A tentativa de recolha de mais fragmentos numa relação que, apesar da passagem dos anos, continua ainda sensível, lembra o processo terapêutico. Este sentimento acaba por se reforçar pelo seu tom intimista, pela escala da investigação empreendida e pelos resultados obtidos. Se procuramos aqui alguma grande verdade que se possa aplicar de forma abstrata a qualquer família, não a vamos encontrar. O que não quer dizer que o filme não tenha interesse para outras pessoas. Todo o percurso, tanto da realizadora como da mãe, são fascinantes e a sua candura, tocante.

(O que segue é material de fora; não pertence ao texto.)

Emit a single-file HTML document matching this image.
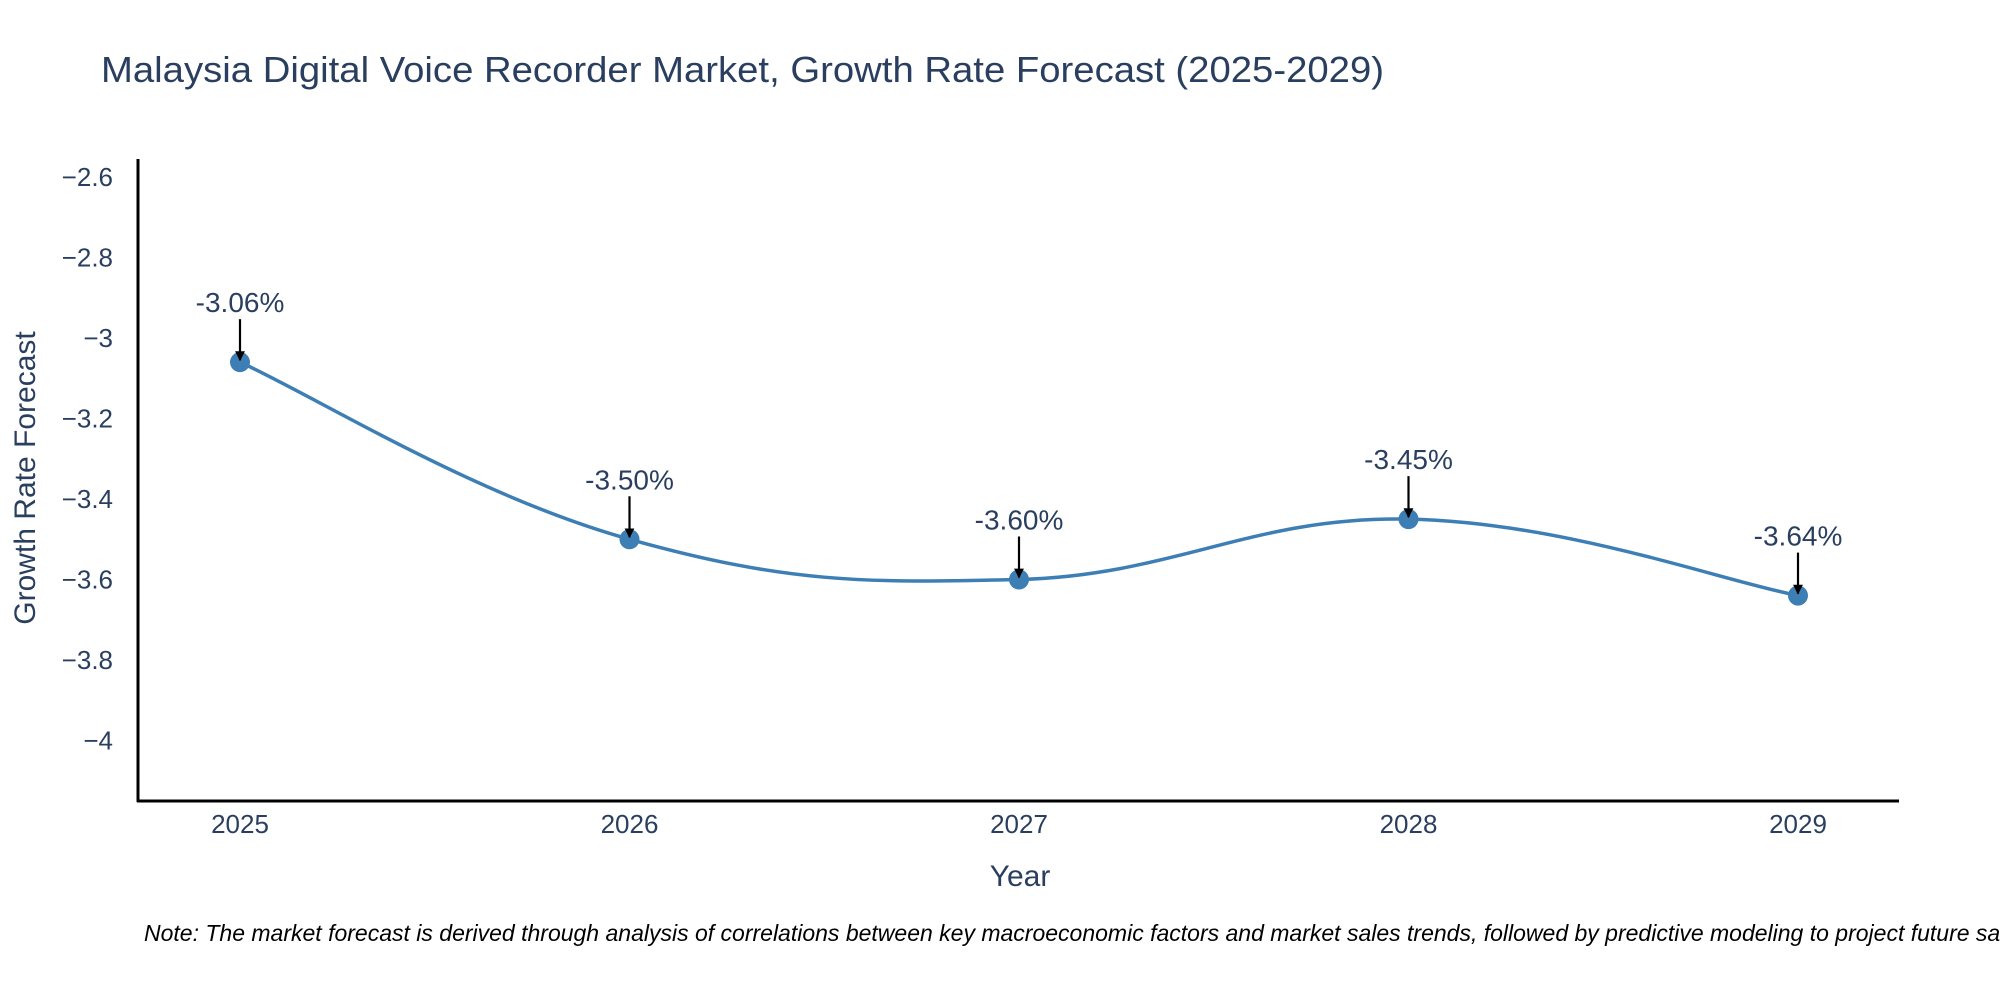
<!DOCTYPE html>
<html><head><meta charset="utf-8"><style>
html,body{margin:0;padding:0;background:#fff;}
svg{display:block;font-family:"Liberation Sans",sans-serif;}
</style></head><body>
<svg id="chart" width="2000" height="1000" viewBox="0 0 2000 1000">
<defs><marker id="arr" viewBox="0 0 10 10" refX="9" refY="5" markerWidth="4.5" markerHeight="4.5" orient="auto"><path d="M0,0 L10,5 L0,10 z" fill="#000"/></marker></defs>
<text x="101" y="82" font-size="36" fill="#2a3f5f" textLength="1283" lengthAdjust="spacingAndGlyphs">Malaysia Digital Voice Recorder Market, Growth Rate Forecast (2025-2029)</text>
<g id="yticks"></g><g id="xticks"></g>
<line x1="138" y1="159" x2="138" y2="802" stroke="#000" stroke-width="3"/>
<line x1="137" y1="801" x2="1899" y2="801" stroke="#000" stroke-width="3"/>
<text transform="translate(35,478) rotate(-90)" text-anchor="middle" font-size="30" fill="#2a3f5f">Growth Rate Forecast</text>
<text x="1020" y="886" text-anchor="middle" font-size="30" fill="#2a3f5f">Year</text>
<text x="144" y="941" font-size="23" font-style="italic" fill="#000">Note: The market forecast is derived through analysis of correlations between key macroeconomic factors and market sales trends, followed by predictive modeling to project future sales.</text>
<g id="plot"></g>
</svg>
<script>
const years = [2025, 2026, 2027, 2028, 2029];
const values = [-3.06, -3.50, -3.60, -3.45, -3.64];
const labels = ["-3.06%", "-3.50%", "-3.60%", "-3.45%", "-3.64%"];
const yTicks = [-2.6, -2.8, -3, -3.2, -3.4, -3.6, -3.8, -4];
const yTickLabels = ["\u22122.6", "\u22122.8", "\u22123", "\u22123.2", "\u22123.4", "\u22123.6", "\u22123.8", "\u22124"];

const NS = "http://www.w3.org/2000/svg";
function xs(y){ return 240 + (y - 2025) * 389.5; }
function ys(v){ return 177 + (-2.6 - v) / 0.2 * 80.5; }
function mk(tag, attrs, parent){ const e = document.createElementNS(NS, tag); for (const k in attrs) e.setAttribute(k, attrs[k]); parent.appendChild(e); return e; }

const yg = document.getElementById('yticks');
yTicks.forEach((v, i) => {
  const t = mk('text', {x:113, y:ys(v)+9, 'text-anchor':'end', 'font-size':26, fill:'#2a3f5f'}, yg);
  
  
  t.textContent = yTickLabels[i];
});
const xg = document.getElementById('xticks');
years.forEach(y => {
  const t = mk('text', {x:xs(y), y:833, 'text-anchor':'middle', 'font-size':26, fill:'#2a3f5f'}, xg);
  
  
  t.textContent = String(y);
});

const plot = document.getElementById('plot');
const pts = years.map((y, i) => [xs(y), ys(values[i])]);
let d = 'M' + pts[0][0] + ',' + pts[0][1];
for (let i = 0; i < pts.length - 1; i++) {
  const p0 = pts[Math.max(0, i-1)], p1 = pts[i], p2 = pts[i+1], p3 = pts[Math.min(pts.length-1, i+2)];
  const k = 1/5;
  const c1 = [p1[0] + (p2[0]-p0[0])*k, p1[1] + (p2[1]-p0[1])*k];
  const c2 = [p2[0] - (p3[0]-p1[0])*k, p2[1] - (p3[1]-p1[1])*k];
  d += ' C' + c1 + ' ' + c2 + ' ' + p2;
}
const line = mk('path', {d:d, fill:'none', stroke:'#3d7fb5', 'stroke-width':3.5}, plot);



pts.forEach((p, i) => {
  const c = mk('circle', {cx:p[0], cy:p[1], r:10, fill:'#3d7fb5'}, plot);
  
  
  const a = mk('line', {x1:p[0], y1:p[1]-43, x2:p[0], y2:p[1]-2, stroke:'#000', 'stroke-width':2.2, 'marker-end':'url(#arr)'}, plot);
  
  
  const t = mk('text', {x:p[0], y:p[1]-50, 'text-anchor':'middle', 'font-size':28, fill:'#2a3f5f'}, plot);
  
  
  t.textContent = labels[i];
});
</script>
</body></html>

Construído essencialmente de imagens de arquivo, a forma como estas são apresentadas nem sempre é a mais comum, com a realizadora a procurar mostrar sobreposições, reações e até ausências. Todo o exercício poderia ser demasiado seco, mas a sensibilidade e o sentimento que são introduzidos, quer pela voz off da cineasta, quer pelo discurso da mãe dela, transformam o filme em algo mais: um documentário emocional e emocionante.
João Miranda, c7nema



Começo pelo cinema português e por aquele que considero o melhor trabalho da cineasta até à data, um documentário que traz consigo uma ‘odisseia familiar’ apaixonante: “A Toca do Lobo”, de Catarina Mourão. Foi exibido na secção Spectrum [Festival Internacional de Cinema de Roterdão], em estreia mundial. “A Toca do Lobo” é o nome do romance mais conhecido de Tomaz de Figueiredo (1902-1970), escritor português que dirá pouco à maioria dos leitores de hoje, e avô de Catarina Mourão, que esta não conheceu. A ‘odisseia familiar’ a que nos referimos é a da realizadora. À partida, julgamos estar perante um invulgar álbum íntimo que vai unir quatro gerações da mesma família, recuando a uns anos 40 em que esta vivia confortavelmente em Lisboa, em pleno Estado Novo. Contudo, à medida que as dúvidas da cineasta se vão entrelaçando, levando-a a recorrer a material de arquivo (de home movies descobertos por acaso a uma ‘visionária’ entrevista a Tomaz de Figueiredo feita nos anos 60 para um programa da RTP), é a um fundo de thriller que o filme se entrega: em que circunstâncias, envoltas em segredo, terminou o avô os seus dias? Porque se separou ele da mãe da cineasta a dada altura? Porque não falam mãe e tia há mais de três décadas? E o que aconteceu ao tio, um resistente ao fascismo, preso pela PIDE, de quem a família evitava falar? Neste inquérito pessoal, necessariamente afetivo, “A Toca do Lobo” supera, afinal, o seu registo autobiográfico, revelando tabus e não-ditos de uma vida portuguesa sob a ditadura, bem como as suas consequências no presente.